Japan’s economic snuffles contrast with the health of emerging Asia, where rapid growth has re-established itself since the global economic crisis.

Thailand, thought to be one of the region’s weaker economies because of its political problems, surprised economists this week by reporting year on year growth in gross domestic product of 9.1 per cent for the second quarter, in spite of more than two months of highly-disruptive anti-government demonstrations.
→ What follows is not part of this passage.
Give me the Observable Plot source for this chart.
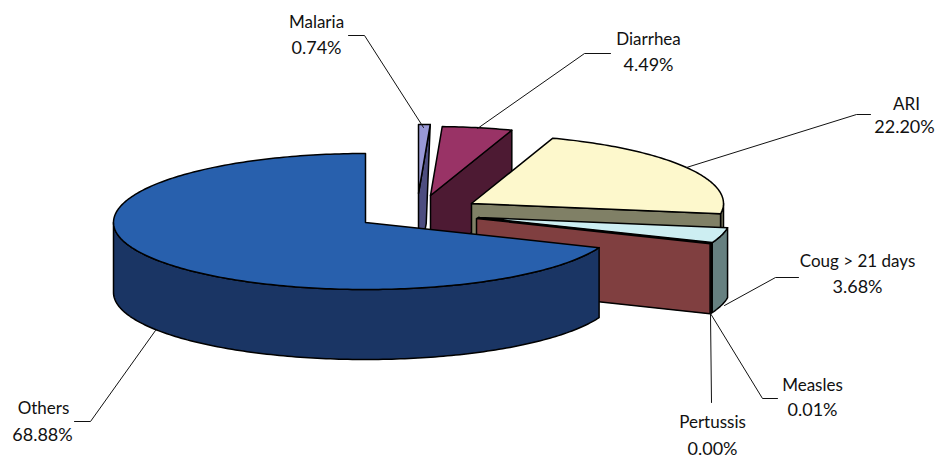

That followed comparable figures of 8.9 per cent in Malaysia, 12.5 per cent in Taiwan, 6.2 per cent in Indonesia, 7.2 per cent in South Korea and an extraordinary 17.9 per cent in Singapore. China had earlier reported growth of 10.9 per cent. India has not reported but a survey of economists by the central bank forecast growth of 8.7 per cent. The unknown is the extent to which these blistering growth rates are sustainable. Although South Korea and Thailand performed better than expected, growth slowed slightly in Malaysia and more sharply in China, where it was down from nearly 12 per cent in the first quarter.

Some of this was deliberate – as in China, where Beijing is deliberately slowing the runaway economy – or officially sanctioned, as in Malaysia, where the central bank is walking a policy tightrope between growth and inflationary pressures.

Clearly, the population and economies of those countries are not experiencing anything remotely resembling a recession.